Ci sono uno juventino, un interista e un milanista ad Amsterdam… Sembra l’inizio di una barzelletta, in realtà è l’incipit di questo live report nel quale vi racconterò il concerto dei Menzingers nella capitale olandese di qualche settimana fa.
Dopo un’estate passata tra lavoro e lavoro il buon Paolo (l’interista) decide regalarsi e regalarmi una data della punk band europea che anche a questo giro ha snobbato il nostro bel paese, e la sua scelta ricade su Amsterdam. L’itinerario prevede la partenza da Milano Malpensa, ma uno sciopero last minute cancella il nostro volo mettendo a serio rischio la trasferta. Meno male che con noi verrà Enri (il milanista) che provvederà a recuperare un altro volo, salvandoci la mini vacanza e redimendosi parzialmente dalla sua pessima fede calcistica.
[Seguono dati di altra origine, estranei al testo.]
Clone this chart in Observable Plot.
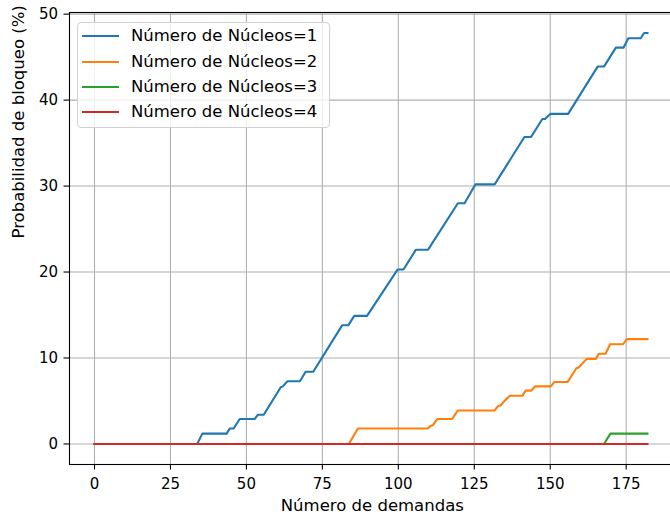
<!DOCTYPE html>
<html><head><meta charset="utf-8">
<script src="https://cdn.jsdelivr.net/npm/d3@7"></script>
<script src="https://cdn.jsdelivr.net/npm/@observablehq/plot@0.6"></script>
<style>
html,body{margin:0;padding:0;background:#fff;overflow:hidden;width:670px;height:517px}
#wrap{position:relative;width:670px;height:517px;overflow:hidden}
#wrap svg{position:absolute;left:0;top:0;max-width:none !important;width:685px !important;height:517px !important}
.legend{position:absolute;left:77px;top:22px;width:253px;height:106px;box-sizing:border-box;border:1px solid #d0d0d0;border-radius:4px;background:rgba(255,255,255,0.8);font-family:"DejaVu Sans";font-size:16.5px;color:#000}
.sw{position:absolute;left:4px;width:37px;height:2px}
.lab{position:absolute;left:53px;white-space:nowrap;line-height:20px}
</style>
</head><body>
<div id="wrap"></div>
<script>
const xTicks = [0, 25, 50, 75, 100, 125, 150, 175];
const yTicks = [0, 10, 20, 30, 40, 50];

const names = ["Número de Núcleos=1", "Número de Núcleos=2", "Número de Núcleos=3", "Número de Núcleos=4"];
const colors = ["#1f77b4", "#ff7f0e", "#2ca02c", "#d62728"];

const xN1 = [0,33.8,35.5,43.5,44.5,45.8,47.8,52.7,53.8,55.7,61.3,62,63.5,67.6,69.5,72,81.5,83.5,85.5,89.7,99.8,101.7,105.8,109.8,119.6,121.8,125.4,131.7,141.5,143.7,147.4,148.3,150.1,155.9,165.6,167.7,171.6,174.1,175.7,179.8,180.9,182];
const yN1 = [0,0,1.2,1.2,1.8,1.8,2.9,2.9,3.4,3.4,6.6,6.7,7.3,7.3,8.4,8.4,13.8,13.8,14.9,14.9,20.3,20.3,22.6,22.6,28.0,28.0,30.2,30.2,35.7,35.7,37.8,37.8,38.4,38.4,43.9,43.9,46.1,46.1,47.2,47.2,47.8,47.8];

const xN2 = [0,83.7,86.7,109.7,110.6,111.4,112.8,117.7,119.6,131.7,132.8,133.7,135.2,136.7,140.8,141.9,143.7,145.1,150.2,151.3,155.7,158.6,159.3,162,165,166,168.2,169.7,174,175.2,182];
const yN2 = [0,0,1.8,1.8,2.1,2.2,2.9,2.9,3.9,3.9,4.4,4.5,5.1,5.6,5.6,6.2,6.2,6.7,6.7,7.2,7.2,8.8,8.9,9.9,9.9,10.5,10.5,11.6,11.6,12.2,12.2];

const xN3 = [0,167.7,169.8,182];
const yN3 = [0,0,1.2,1.2];

const xN4 = [0,182];
const yN4 = [0,0];

const xLabel = "Número de demandas";
const yLabel = "Probabilidad de bloqueo (%)";

const seriesX = [xN1, xN2, xN3, xN4];
const seriesY = [yN1, yN2, yN3, yN4];
const rows = names.flatMap((n, k) => seriesX[k].map((x, i) => ({serie: n, x, y: seriesY[k][i]})));

const chart = Plot.plot({
  width: 685, height: 517,
  marginLeft: 69, marginRight: 10.4, marginTop: 12, marginBottom: 53,
  style: {fontFamily: "DejaVu Sans", fontSize: "15px", color: "#000", background: "transparent", maxWidth: "none"},
  x: {domain: [-8.23, 191.1], label: null},
  y: {domain: [-2.39, 50.19], label: null},
  color: {domain: names, range: colors},
  marks: [
    Plot.gridX(xTicks, {stroke: "#b0b0b0", strokeOpacity: 1, strokeWidth: 1.1}),
    Plot.gridY(yTicks, {stroke: "#b0b0b0", strokeOpacity: 1, strokeWidth: 1.1}),
    Plot.line(rows, {x: "x", y: "y", z: "serie", stroke: "serie", strokeWidth: 2.1, strokeLinejoin: "round", strokeLinecap: "square"}),
    Plot.frame({stroke: "#000", strokeWidth: 1.1}),
    Plot.axisX(xTicks, {tickSize: 5.5, tickPadding: 8, strokeWidth: 1.1, label: null}),
    Plot.axisY(yTicks, {tickSize: 5.5, tickPadding: 6, strokeWidth: 1.1, label: null}),
    Plot.text([xLabel], {frameAnchor: "bottom", dy: 46, fontSize: 16.5, fill: "#000"}),
    Plot.text([yLabel], {frameAnchor: "left", dx: -51, rotate: -90, fontSize: 16.5, fill: "#000"})
  ]
});
const wrap = document.getElementById("wrap");
wrap.appendChild(chart);

const leg = document.createElement("div");
leg.className = "legend";
const centers = [13, 39, 64, 89];
names.forEach((n, i) => {
  const sw = document.createElement("div");
  sw.className = "sw";
  sw.style.top = (centers[i] - 1) + "px";
  sw.style.background = colors[i];
  leg.appendChild(sw);
  const lab = document.createElement("div");
  lab.className = "lab";
  lab.style.top = (centers[i] - 10) + "px";
  lab.textContent = n;
  leg.appendChild(lab);
});
wrap.appendChild(leg);
</script>
</body></html>
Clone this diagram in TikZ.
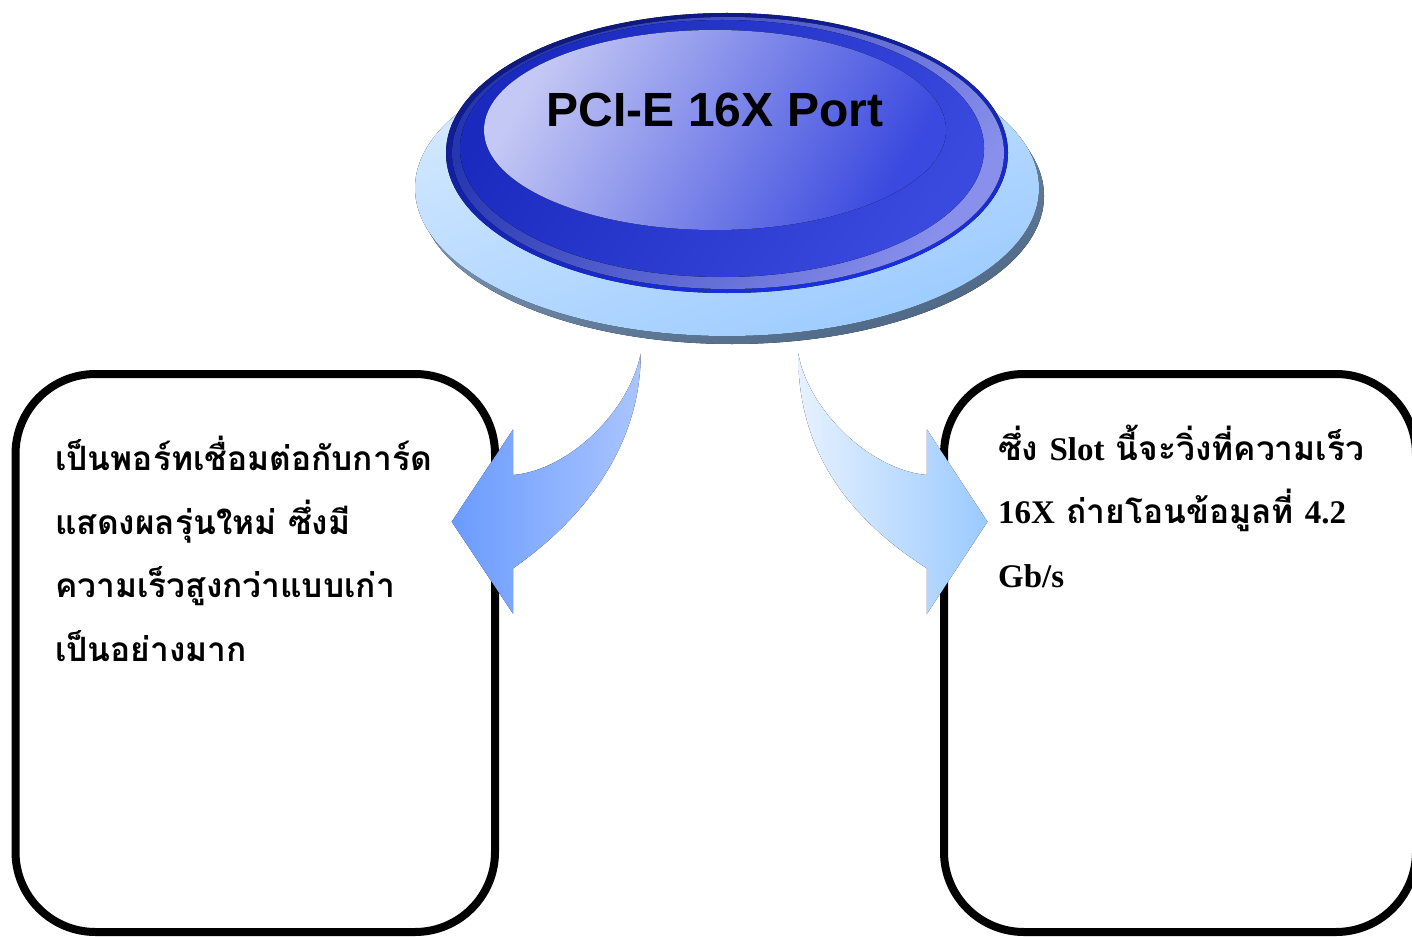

Arrivati ad Amsterdam ci catapultiamo subito in albergo prima e al locale poi, visto che il concerto inizierà prestissimo e la sala non potrà ospitare più di 200 persone circa. Il Paradiso è un locale veramente coi controcazzi: pur essendo piccola e stracolma la sala ci regalerà un’acustica mai sentita prima. In questo tour europeo i Menzingers sono accompagnati dagli Holy Mess e dai The Smith Street Band e il compito di aprire la serata spetta al terzetto di Philadelphia, attivo già da qualche anno e con alle spalle 3 dischi. Gli Holy Mess mi lasciano positivamente colpito. La loro esibizione è stata grintosa e continua e, anche se presentano uno dei bassisti più poser che abbia mai visto, hanno lasciato il segno eccome con il loro punk-rock alla Hot Water Music/Alkaline Trio, fatto di cambi di voce continui e cori molto spesso urlati e altre volte più melodici. Purtroppo prima di questo evento non ho mai approfondito la band, cosa che farò sicuramente il prima possibile.
Dopo una birretta (l’unica della mia vacanza: quasi XXX) e una sigaretta (l’ennesima: XXX una sega) nella sanissima e profumatissima area fumatori del Paradiso, la sala si riempie ancora di più per i The Smith Street Band. Il pubblico è preso benissimo dall’ esibizione dei 4 australiani, a metà tra il country, l’alternative e il punk-rock new school: i pezzi possono essere anche belli e strutturati bene (inoltre il frontman Wil Wagner ha una signora voce), ma sono un po troppo lunghi per i miei gusti e dopo poco la mia attenzione scivola verso altre cose…. Sicuramente molto meglio live che da disco, a mio parere di una noia mortale.
Dopo un cambio palco abbastanza lento, finalmente è giunto il momento dei Menzingers che come al solito regalano un concerto da incorniciare, sotto tutti i punti di vista. Tanto per farci riconoscere Paolo lancia sul palco una bandiera tricolore con su il simbolo dei Menzingers fatto con lo scotch nero (estetica abbastanza nazionalista) e Giorgio Chiellini, per chi non lo sapesse il roadie della band di Scranton, lo applica sull’amplificatore mettendolo in bella vista per tutta la durata del concerto. I quattro della Pennsylvania si confermano essere una delle migliori live band che abbia mai visto, suonando per quasi 2 ore pezzi tratti dall’ultimo bellissimo “Rented World”: ricordo l’iniziale I Don’t Wanna Be An Asshole Anymore, The Talk, Where Your Heartache Exist (durante la quale Paolo riesce in una cosa mai vista: mandare fuori tempo la band sul palco), Rodent e In Remission. Da “On The Impossible Past” vengono estratte tra le altre The Obituaries, Casey, Ava House, Good Things e la sempre emozionante Nice Things, mentre dei pezzi ancora più datati ricordo solamente Time Tables, I Was Born e Who’s Your Partner. Il tutto si conclude con la cover di Roots Radicals dei Rancid che avrei volentieri barattato per una Bad Things o una Deep Sleep.
Dopo il concerto ci intratteniamo un po a chiacchiera con i Menzingers e dopo le foto di rito, ci dirigiamo verso il centro di Amsterdam.
Il giorno dopo, a causa dell’ orario non troppo tardo del volo (che poi una volta arrivati all’aeroporto scopriremo avere ben 2 ore di ritardo) cerchiamo di vedere il più possibile di Amsterdam, e ce la facciamo grazie soprattutto a Enri, la nostra personalissima guida.
Si chiudono così due bellissimi giorni passati in compagnia di veri amici in una città sempre splendida.
Una volta arrivati a Milano qualcuno di noi ha detto: “Boia certo abbiamo fatto più di 1000 chilometri per sentirci dire che la vita è una malattia terminale in regresso (“Life’s a terminal illness in remission”), ci siamo guardati negli occhi e ci siamo detti che nonostante tutto ne è valsa la pena.